Multidimensional Scaling is a technique to visualise similarities in datasets. It works by projecting a high-dimensional dataset into a two-dimensional space. While the resulting visualisations clearly show if samples are similar or dissimilar, they fail to communicate the why. Furthermore, the visualisations usually contain some degree of error that isn’t visible, inspiring false confidence in the resulting projections.
This project tries to solve these problems by introducing a set of interaction and visualisation techniques to examine dimensionality-reduced datasets.
Watch a 30-second video walkthrough of the prototype:
The code for the prototype is available on github.com/julians/probing-projections.
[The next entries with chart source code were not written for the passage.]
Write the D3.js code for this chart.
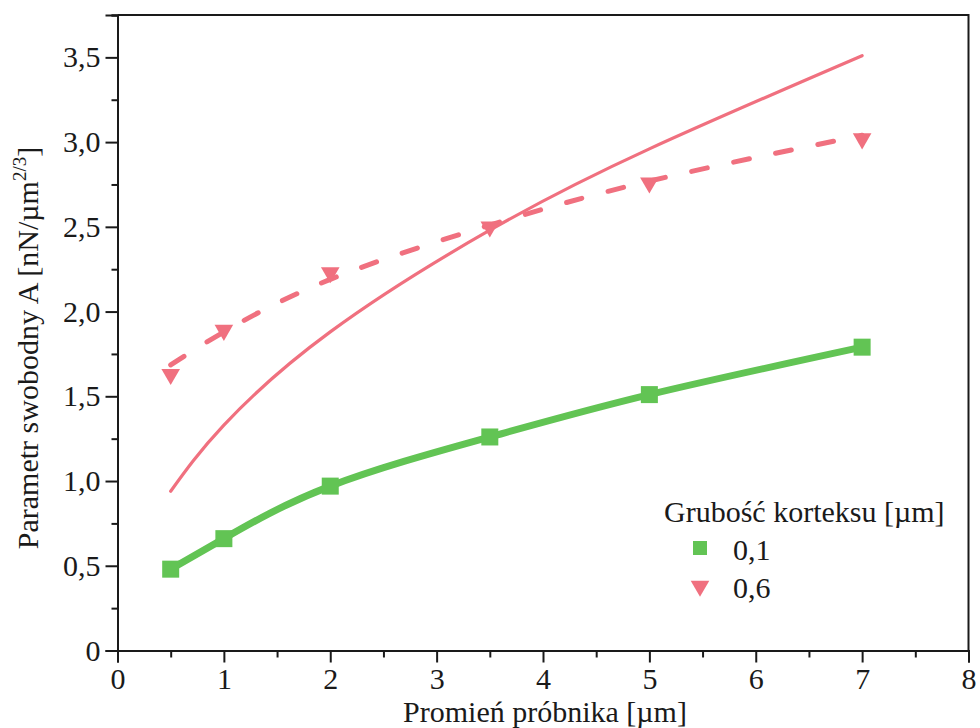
<!DOCTYPE html>
<html>
<head>
<meta charset="utf-8">
<script src="https://cdn.jsdelivr.net/npm/d3@7"></script>
<style>
  body { margin: 0; background: #fff; }
  text { font-family: "Liberation Serif", "Times New Roman", serif; fill: #1a1a1a; }
</style>
</head>
<body>
<svg id="chart" width="980" height="728"></svg>
<script>
// Probe radius [µm]
const radius = [0.5, 1, 2, 3.5, 5, 7];
// Free parameter A for cortex thickness 0,1 µm (measured points)
const thinValues = [0.48, 0.66, 0.97, 1.26, 1.51, 1.79];
// Free parameter A for cortex thickness 0,6 µm (measured points)
const thickValues = [1.63, 1.89, 2.23, 2.50, 2.76, 3.02];
// Fitted trend for the 0,6 µm series (dashed)
const thickFit = [1.685, 1.88, 2.19, 2.51, 2.77, 3.04];
// Model curve for the 0,6 µm cortex (solid, no markers)
const thickModel = [0.94, 1.33, 1.88, 2.48, 2.96, 3.51];

const xTicks = [0, 1, 2, 3, 4, 5, 6, 7, 8];
const xMinorTicks = [0.5, 1.5, 2.5, 3.5, 4.5, 5.5, 6.5, 7.5];
const yTicks = [0, 0.5, 1, 1.5, 2, 2.5, 3, 3.5];
const yMinorTicks = [0.25, 0.75, 1.25, 1.75, 2.25, 2.75, 3.25, 3.75];
const seriesLabels = ["0,1", "0,6"];
const legendTitle = "Grubość korteksu [µm]";

const green = "#62C454";
const pink = "#F0707F";
const fontSize = 30;

const svg = d3.select("#chart");
const plot = { left: 117.5, right: 968.5, top: 15, bottom: 650.5 };

const x = d3.scaleLinear().domain([0, 8]).range([plot.left, plot.right]);
const y = d3.scaleLinear().domain([0, 3.75]).range([plot.bottom, plot.top]);

const fmt = v => (v === 0 ? "0" : d3.format(".1f")(v).replace(".", ","));

// frame (top and right edges)
svg.append("path")
  .attr("d", `M${plot.left},${plot.top}H${plot.right}V${plot.bottom}`)
  .attr("fill", "none").attr("stroke", "#1a1a1a").attr("stroke-width", 2);

// axes: major ticks with labels, minor ticks without
const styleAxis = g => {
  g.attr("font-family", null);
  g.select(".domain").attr("stroke", "#1a1a1a").attr("stroke-width", 2);
  g.selectAll(".tick line").attr("stroke", "#1a1a1a").attr("stroke-width", 2);
  g.selectAll(".tick text").attr("font-size", fontSize).attr("fill", "#1a1a1a");
};

svg.append("g").attr("transform", `translate(0,${plot.bottom})`)
  .call(d3.axisBottom(x).tickValues(xMinorTicks).tickSize(7).tickFormat(""))
  .call(styleAxis);
svg.append("g").attr("transform", `translate(0,${plot.bottom})`)
  .call(d3.axisBottom(x).tickValues(xTicks).tickSize(12).tickPadding(5).tickFormat(d3.format("d")))
  .call(styleAxis);

svg.append("g").attr("transform", `translate(${plot.left},0)`)
  .call(d3.axisLeft(y).tickValues(yMinorTicks).tickSize(6).tickFormat(""))
  .call(styleAxis);
svg.append("g").attr("transform", `translate(${plot.left},0)`)
  .call(d3.axisLeft(y).tickValues(yTicks).tickSize(12).tickPadding(5).tickFormat(fmt))
  .call(styleAxis);

// axis titles
svg.append("text")
  .attr("x", (plot.left + plot.right) / 2 + 2).attr("y", 722)
  .attr("text-anchor", "middle").attr("font-size", fontSize)
  .text("Promień próbnika [µm]");

const yTitle = svg.append("text")
  .attr("transform", "translate(38,348) rotate(-90)")
  .attr("text-anchor", "middle").attr("font-size", fontSize);
yTitle.append("tspan").text("Parametr swobodny A [nN/µm");
yTitle.append("tspan").attr("dy", -12).attr("font-size", 19).text("2/3");
yTitle.append("tspan").attr("dy", 12).text("]");

// curves
const pts = vals => radius.map((r, i) => [r, vals[i]]);
const curve = d3.line().x(d => x(d[0])).y(d => y(d[1])).curve(d3.curveNatural);

svg.append("path").attr("d", curve(pts(thickModel)))
  .attr("fill", "none").attr("stroke", pink).attr("stroke-width", 3.2)
  .attr("stroke-linecap", "round");

svg.append("path").attr("d", curve(pts(thickFit)))
  .attr("fill", "none").attr("stroke", pink).attr("stroke-width", 5)
  .attr("stroke-dasharray", "16,27").attr("stroke-linecap", "round");

svg.append("path").attr("d", curve(pts(thinValues)))
  .attr("fill", "none").attr("stroke", green).attr("stroke-width", 7)
  .attr("stroke-linejoin", "round");

// markers
const tri = d3.symbol().type(d3.symbolTriangle).size(150);
svg.append("g").selectAll("path").data(pts(thickValues)).join("path")
  .attr("d", tri)
  .attr("transform", d => `translate(${x(d[0])},${y(d[1])}) rotate(180)`)
  .attr("fill", pink);

svg.append("g").selectAll("rect").data(pts(thinValues)).join("rect")
  .attr("x", d => x(d[0]) - 8.5).attr("y", d => y(d[1]) - 8.5)
  .attr("width", 17).attr("height", 17).attr("fill", green);

// legend
const legend = svg.append("g");
legend.append("text").attr("x", 664).attr("y", 522).attr("font-size", fontSize).text(legendTitle);
legend.append("rect").attr("x", 693).attr("y", 541).attr("width", 14).attr("height", 14).attr("fill", green);
legend.append("path").attr("d", tri).attr("transform", "translate(700,586) rotate(180)").attr("fill", pink);
legend.selectAll("text.item").data(seriesLabels).join("text")
  .attr("class", "item")
  .attr("x", 733).attr("y", (d, i) => 560 + i * 38)
  .attr("font-size", fontSize).text(d => d);
</script>
</body>
</html>
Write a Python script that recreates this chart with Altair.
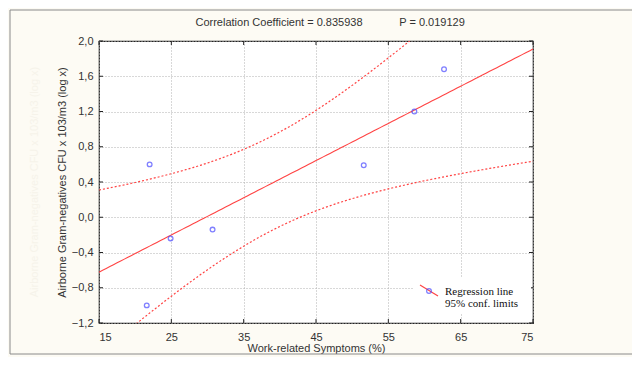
import altair as alt
import pandas as pd
import numpy as np

# ---- data ----
symptoms = [22.0, 24.9, 30.7, 21.6, 51.6, 58.6, 62.7]
gram_neg = [0.60, -0.24, -0.14, -1.00, 0.59, 1.20, 1.68]

x_ticks = [15, 25, 35, 45, 55, 65, 75]
y_ticks = [-1.2, -0.8, -0.4, 0.0, 0.4, 0.8, 1.2, 1.6, 2.0]
title_left = "Correlation Coefficient = 0.835938"
title_right = "P = 0.019129"
x_title = "Work-related Symptoms (%)"
y_title = "Airborne Gram-negatives CFU x 103/m3 (log x)"
legend_labels = ["Regression line", "95% conf. limits"]

# ---- regression and 95% confidence limits computed from the points ----
xa = np.array(symptoms)
ya = np.array(gram_neg)
n = len(xa)
slope, intercept = np.polyfit(xa, ya, 1)
resid = ya - (slope * xa + intercept)
s = np.sqrt(np.sum(resid ** 2) / (n - 2))
t975 = 2.5706  # Student t, 5 d.f.
sxx = np.sum((xa - xa.mean()) ** 2)
grid = np.linspace(15, 75, 121)
fit = slope * grid + intercept
half = t975 * s * np.sqrt(1.0 / n + (grid - xa.mean()) ** 2 / sxx)
fit_df = pd.DataFrame({"x": grid, "fit": fit, "lo": fit - half, "hi": fit + half})
pts = pd.DataFrame({"x": symptoms, "y": gram_neg})

W, H = 434, 282
FONT = "Liberation Sans"
xs = alt.Scale(domain=[15, 75], nice=False, zero=False)
ys = alt.Scale(domain=[-1.2, 2.0], nice=False, zero=False)

xaxis = alt.Axis(values=x_ticks, tickCount=30, title=x_title, grid=True, gridDash=[1, 2],
                 gridColor="#b0b0b0", tickSize=0, labelPadding=8, titlePadding=0, domain=False,
                 labelOverlap=False,
                 labelFont=FONT, labelFontSize=11, labelColor="#333", titleFont=FONT,
                 titleFontSize=11, titleFontWeight="normal", titleColor="#333")
yaxis = alt.Axis(values=y_ticks, tickCount=30, title=y_title, grid=True, gridDash=[1, 2],
                 gridColor="#b0b0b0", tickSize=0, labelPadding=6, titlePadding=4, domain=False,
                 labelOverlap=False,
                 labelExpr="replace(format(datum.value, '.1f'), '.', ',')",
                 labelFont=FONT, labelFontSize=11, labelColor="#333", titleFont=FONT,
                 titleFontSize=11, titleFontWeight="normal", titleColor="#333")

one = alt.Data(values=[{}])

frame = alt.Chart(one).mark_rect(fill=None, stroke="#8a8a8a", strokeWidth=1, clip=False).encode(
    x=alt.value(-89), x2=alt.value(560), y=alt.value(-31), y2=alt.value(313))

base = alt.Chart(fit_df)
reg = base.mark_line(color="#ff4444", strokeWidth=1.1).encode(
    x=alt.X("x:Q", scale=xs, axis=xaxis), y=alt.Y("fit:Q", scale=ys, axis=yaxis))
hi = base.mark_line(color="#ff4444", strokeWidth=1.2, strokeDash=[2, 2], clip=True).encode(
    x=alt.X("x:Q", scale=xs), y=alt.Y("hi:Q", scale=ys))
lo = base.mark_line(color="#ff4444", strokeWidth=1.2, strokeDash=[2, 2], clip=True).encode(
    x=alt.X("x:Q", scale=xs), y=alt.Y("lo:Q", scale=ys))

points = alt.Chart(pts).mark_point(shape="circle", filled=False, color="#4a4aff", size=22,
                                   strokeWidth=1.3).encode(
    x=alt.X("x:Q", scale=xs), y=alt.Y("y:Q", scale=ys))

# inward ticks on the frame
tick_df = pd.DataFrame({"t": x_ticks})
xt_bot = alt.Chart(tick_df).mark_rule(color="#222").encode(
    x=alt.X("t:Q", scale=xs), y=alt.value(H), y2=alt.value(H - 4))
xt_top = alt.Chart(tick_df).mark_rule(color="#222").encode(
    x=alt.X("t:Q", scale=xs), y=alt.value(0), y2=alt.value(4))
ytick_df = pd.DataFrame({"t": y_ticks})
yt_l = alt.Chart(ytick_df).mark_rule(color="#222").encode(
    y=alt.Y("t:Q", scale=ys), x=alt.value(0), x2=alt.value(4))
yt_r = alt.Chart(ytick_df).mark_rule(color="#222").encode(
    y=alt.Y("t:Q", scale=ys), x=alt.value(W), x2=alt.value(W - 4))

# titles
t1 = alt.Chart(one).mark_text(font=FONT, fontSize=11, color="#333", align="center").encode(
    x=alt.value(180), y=alt.value(-18), text=alt.value(title_left))
t2 = alt.Chart(one).mark_text(font=FONT, fontSize=11, color="#333", align="center").encode(
    x=alt.value(333), y=alt.value(-18), text=alt.value(title_right))
ghost = alt.Chart(one).mark_text(font=FONT, fontSize=11, color="#f6f3ea", angle=270,
                                 align="center").encode(
    x=alt.value(-64), y=alt.value(141), text=alt.value(y_title))

# legend
leg_bg = alt.Chart(one).mark_rect(fill="white").encode(
    x=alt.value(315), x2=alt.value(432), y=alt.value(236), y2=alt.value(272))
leg_line = alt.Chart(one).mark_rule(color="#ff4444", strokeWidth=1.2).encode(
    x=alt.value(321), x2=alt.value(339), y=alt.value(244), y2=alt.value(255))
leg_pt = alt.Chart(one).mark_point(shape="circle", filled=False, color="#4a4aff", size=22,
                                   strokeWidth=1.3).encode(x=alt.value(330), y=alt.value(250))
leg_txt1 = alt.Chart(one).mark_text(font="Liberation Serif", fontSize=11, color="#111",
                                    align="left", baseline="middle").encode(
    x=alt.value(346), y=alt.value(251), text=alt.value(legend_labels[0]))
leg_txt2 = alt.Chart(one).mark_text(font="Liberation Serif", fontSize=11, color="#111",
                                    align="left", baseline="middle").encode(
    x=alt.value(346), y=alt.value(263), text=alt.value(legend_labels[1]))

chart = alt.layer(
    frame, reg, hi, lo, points, xt_bot, xt_top, yt_l, yt_r, t1, t2, ghost,
    leg_bg, leg_line, leg_pt, leg_txt1, leg_txt2
).properties(
    width=W, height=H,
    autosize=alt.AutoSizeParams(type="none"),
    padding={"left": 91, "top": 33, "right": 99, "bottom": 34},
    background="#fdfbf4",
).configure_view(
    fill="white", stroke="#222", strokeWidth=1.2
)

chart.save("out.html", embed_options={"renderer": "svg", "actions": False})
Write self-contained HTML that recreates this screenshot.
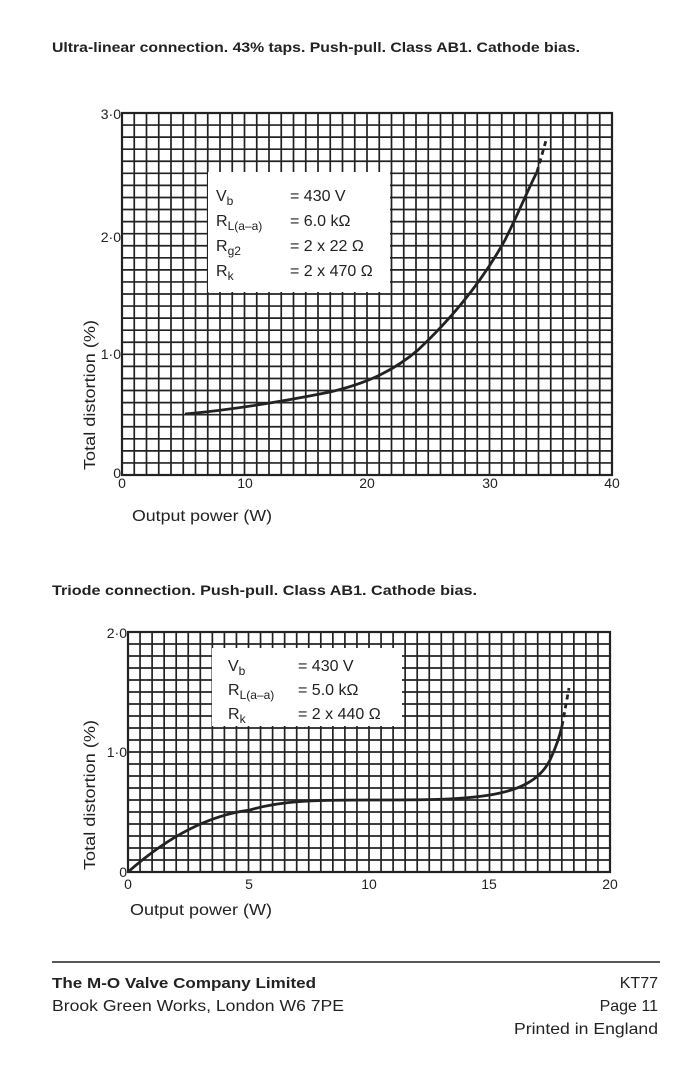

Julian Stahnke; Marian Dörk; Boris Müller; Andreas Thom, ‘Probing Projections: Interaction Techniques for Interpreting Arrangements and Errors of Dimensionality Reductions’, in IEEE Transactions on Visualization & Computer Graphics, vol.PP, no.99, pp.1-1 doi: 10.1109/TVCG.2015.2467717
Abstract: We introduce a set of integrated interaction techniques to interpret and interrogate dimensionality-reduced data. Projection techniques generally aim to make a high-dimensional information space visible in form of a planar layout. However, the meaning of the resulting data projections can be hard to grasp. It is seldom clear why elements are placed far apart or close together and the inevitable approximation errors of any projection technique are not exposed to the viewer. Previous research on dimensionality reduction focuses on the efficient generation of data projections, interactive customisation of the model, and comparison of different projection techniques. There has been only little research on how the visualization resulting from data projection is interacted with. We propose a set of interactive visualization methods to examine the dimensionality-reduced data as well as the projection itself. The methods let viewers see approximation errors, question the positioning of elements, compare them to each other, and visualize the influence of data dimensions on the projection space. We created a web-based system implementing these methods, and report on findings from an evaluation with data analysts using the prototype to examine multidimensional datasets.